Linden's Vegetable Lunch

So I'm slowly eating my way through all the vegetables that need consuming, but they're not nearly finished yet! My shelf in the fridge is extremely green. This also means I'm trying out new recipes for green things, which is always good. Yesterday for lunch, I finally finished off the quiche (today, I am going to kill two birds with one lunch and use the remainders of the quiche crust and zucchini to make a small galette), with a salad of roast asparagus, green beans, and homemade croutons.

So this is my lazy cheater's version of fake Panzanella (I think the only thing it has in common with traditional panzanella is the bread, honestly). I think there was supposed to be some parmesan sprinkled on top, but I figured there was enough cheese in the quiche and I didn't need to dehealthify the salad even more than it already was. I believe this salad is supposed to have peas in it, but I don't like having peas in this sort of thing because they are impossible to eat. You end up spending twenty minutes chasing peas around with your spoon, or if you're using fork they might get accidentally catapulted across the table. It just makes for an overall stressful munching experience. So, no peas! It's also supposed to be made with whole wheat bread, but that is not what I had. I had semi-stale sourdough (which is, you know, more delicious anyways.) But the salad on the whole is a good way to mix it up when you're just eating vegetamables.

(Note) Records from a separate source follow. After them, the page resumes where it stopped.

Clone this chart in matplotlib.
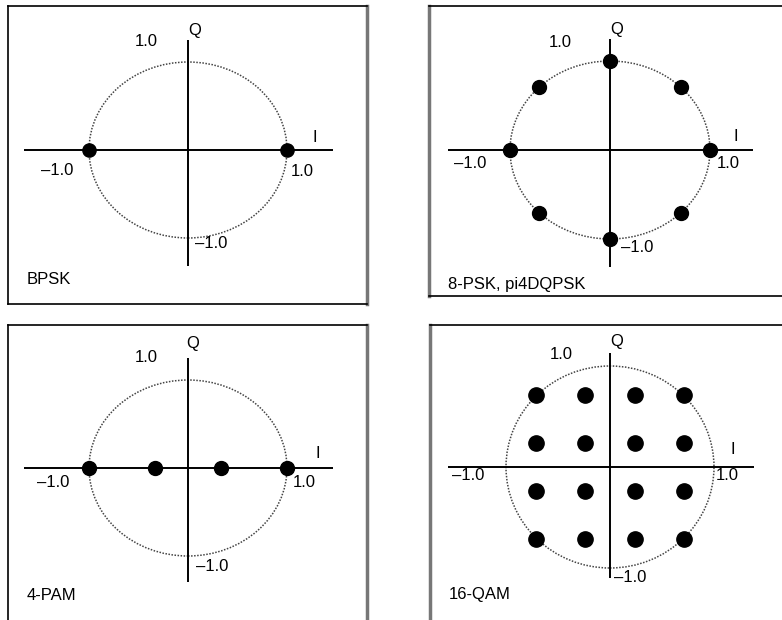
import matplotlib.pyplot as plt
from matplotlib.patches import Circle

plt.rcParams['font.family'] = ['Liberation Sans', 'DejaVu Sans']

# constellation points (I, Q)
bpsk_i = [-1.0, 1.0]
bpsk_q = [0.0, 0.0]

psk8_i = [1.0, 0.71, 0.0, -0.71, -1.0, -0.71, 0.0, 0.71]
psk8_q = [0.0, 0.71, 1.0, 0.71, 0.0, -0.71, -1.0, -0.71]

pam4_i = [-1.0, -0.33, 0.33, 1.0]
pam4_q = [0.0, 0.0, 0.0, 0.0]

qam16_i = [-0.71, -0.24, 0.24, 0.71] * 4
qam16_q = [0.71] * 4 + [0.24] * 4 + [-0.24] * 4 + [-0.71] * 4

names = ["BPSK", "8-PSK, pi4DQPSK", "4-PAM", "16-QAM"]
tick_txt = ["1.0", "Q", "I", "1.0", "\u20131.0", "\u20131.0"]

W, H = 782, 620

# panel layout in pixels: box (l, t, r, b), centre, radius x/y; axis line extents in I/Q units
panels = [
    dict(box=(8, 6, 367, 304), c=(188, 150), r=(99, 88), h=(-1.66, 1.46), v=(-1.32, 1.25),
         lab=[(-0.42, 1.23), (0.07, 1.36), (1.28, 0.14), (1.15, -0.24), (-1.32, -0.23), (0.23, -1.06)],
         gray='right', name_y=280),
    dict(box=(429, 6, 800, 296), c=(610, 150), r=(100, 89), h=(-1.62, 1.43), v=(-1.32, 1.25),
         lab=[(-0.5, 1.21), (0.07, 1.35), (1.26, 0.15), (1.18, -0.15), (-1.40, -0.15), (0.27, -1.09)],
         gray='left', name_y=285),
    dict(box=(8, 325, 367, 640), c=(188, 468), r=(99, 88), h=(-1.66, 1.46), v=(-1.30, 1.25),
         lab=[(-0.42, 1.25), (0.05, 1.42), (1.31, 0.17), (1.17, -0.17), (-1.36, -0.17), (0.24, -1.12)],
         gray='right', name_y=595),
    dict(box=(430, 325, 800, 640), c=(610, 467), r=(104, 101), h=(-1.56, 1.38), v=(-1.10, 1.13),
         lab=[(-0.47, 1.11), (0.06, 1.24), (1.18, 0.17), (1.13, -0.08), (-1.36, -0.08), (0.19, -1.09)],
         gray='left', name_y=595),
]
points = [(bpsk_i, bpsk_q), (psk8_i, psk8_q), (pam4_i, pam4_q), (qam16_i, qam16_q)]
msize = [9.5, 10, 10, 11]

fig = plt.figure(figsize=(W / 100, H / 100), dpi=100)

for p, (pi, pq), name, ms in zip(panels, points, names, msize):
    l, t, r, b = p['box']
    cx, cy = p['c']
    rx, ry = p['r']
    ax = fig.add_axes([l / W, 1 - b / H, (r - l) / W, (b - t) / H])
    ax.set_xlim((l - cx) / rx, (r - cx) / rx)
    ax.set_ylim((cy - b) / ry, (cy - t) / ry)
    ax.set_xticks([])
    ax.set_yticks([])
    for s in ax.spines.values():
        s.set_color('black')
        s.set_linewidth(1.2)
    ax.spines[p['gray']].set_color('#777777')
    ax.spines[p['gray']].set_linewidth(2.5)

    ax.add_patch(Circle((0, 0), 1.0, fill=False, ec='#444444', lw=1.1,
                        ls=(0, (1, 1)), zorder=1))
    ax.hlines(0, p['h'][0], p['h'][1], color='black', lw=1.4, zorder=2)
    ax.vlines(0, p['v'][0], p['v'][1], color='black', lw=1.4, zorder=2)
    ax.plot(pi, pq, 'o', color='black', ms=ms, zorder=3)

    for (x, y), s in zip(p['lab'], tick_txt):
        ax.text(x, y, s, ha='center', va='center', fontsize=12)
    ax.text(19 / (r - l), (b - p['name_y']) / (b - t), name,
            transform=ax.transAxes, ha='left', va='center', fontsize=12)

fig.savefig('out.png', dpi=100)
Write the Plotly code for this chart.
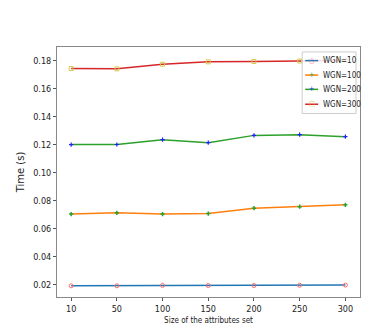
import plotly.graph_objects as go

sizes = ['10', '50', '100', '150', '200', '250', '300']
wgn_10 = [0.0192, 0.0192, 0.0195, 0.0194, 0.0194, 0.0196, 0.0197]
wgn_100 = [0.0704, 0.0713, 0.0704, 0.0708, 0.0746, 0.0757, 0.0770]
wgn_200 = [0.1200, 0.1201, 0.1235, 0.1214, 0.1266, 0.1271, 0.1257]
wgn_300 = [0.1743, 0.1741, 0.1774, 0.1791, 0.1794, 0.1797, 0.1800]

# name, values, line colour, marker style, glyph used in the legend box
series = [
    ('WGN=10', wgn_10, '#1f77b4', dict(symbol='circle-open', color='#ff6b6b', size=4, line=dict(width=1)), '○'),
    ('WGN=100', wgn_100, '#ff7f0e', dict(symbol='cross-thin', color='#2ca02c', size=3, line=dict(width=1.5, color='#2ca02c')), '+'),
    ('WGN=200', wgn_200, '#2ca02c', dict(symbol='cross-thin', color='#1f1fff', size=3, line=dict(width=1.2, color='#1f1fff')), '+'),
    ('WGN=300', wgn_300, '#d62728', dict(symbol='square-open', color='#d4c94a', size=4, line=dict(width=1)), '□'),
]

W, H = 390, 327
L, R, T, B = 48, 38, 39, 36

def px(xp):
    return (xp - L) / (W - L - R)

def py(yp):
    return (H - B - yp) / (H - T - B)

x = list(range(len(sizes)))
fig = go.Figure()
for name, vals, color, marker, _ in series:
    fig.add_trace(go.Scatter(x=x, y=vals, mode='lines+markers', name=name,
                             line=dict(color=color, width=1.5), marker=marker))

# legend box drawn by hand, matplotlib-style compact rows
fig.add_shape(type='rect', xref='paper', yref='paper',
              x0=px(294), x1=px(348), y0=py(106), y1=py(44),
              line=dict(color='#ccc', width=1), fillcolor='rgba(255,255,255,0.85)', layer='above')
row_y = [52.7, 67.3, 81.7, 96.7]
for (name, vals, color, marker, glyph), yy in zip(series, row_y):
    fig.add_shape(type='line', xref='paper', yref='paper',
                  x0=px(297), x1=px(310), y0=py(yy), y1=py(yy),
                  line=dict(color=color, width=1.5), layer='above')
    fig.add_annotation(xref='paper', yref='paper', x=px(303.5), y=py(yy), text=glyph,
                       showarrow=False, font=dict(size=7, color=marker['color']),
                       xanchor='center', yanchor='middle')
    fig.add_annotation(xref='paper', yref='paper', x=px(313), y=py(yy), text=name,
                       showarrow=False, font=dict(size=8, color='#222'),
                       xanchor='left', yanchor='middle')

font = dict(family='DejaVu Sans Condensed, DejaVu Sans', size=9, color='#222')
fig.update_layout(
    width=W, height=H,
    margin=dict(l=L, r=R, t=T, b=B),
    paper_bgcolor='white', plot_bgcolor='white',
    font=font,
    showlegend=False,
)
fig.update_xaxes(range=[-0.31, 6.32], tickvals=x, ticktext=sizes,
                 showgrid=False, zeroline=False, showline=True, mirror=True,
                 linecolor='#888', linewidth=1, ticks='outside', ticklen=3, tickcolor='#555',
                 title=dict(text='Size of the attributes set', standoff=4, font=dict(size=8)))
fig.update_yaxes(range=[0.0112, 0.1897], tickvals=[0.02, 0.04, 0.06, 0.08, 0.10, 0.12, 0.14, 0.16, 0.18],
                 tickformat='.2f',
                 showgrid=False, zeroline=False, showline=True, mirror=True,
                 linecolor='#888', linewidth=1, ticks='outside', ticklen=3, tickcolor='#555',
                 title=dict(text='Time (s)', standoff=6, font=dict(family='DejaVu Sans', size=10)))

fig.write_html('out.html')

Also, for dinner, I was ovening a sweet potato, and I added some brown sugar. (Well, demerara sugar, actually. One time, I sent two non-bakers to the store on a quest for brown sugar, and they came back with demerara. I have had a devil of a time using it up, until I realized it went well with sweet potatoes, and serves as a passable substitute for palm sugar.) The result was slightly caramelized sweet potatoes which was a delicious variation on the regular kind.

1 comment:

  1. You know, it's supposed to be actually better to use demerara sugar when baking than granulated sugar, because basically granulated sugar has been bleached, i.e. further processed, whereas demerara sugar is more natural.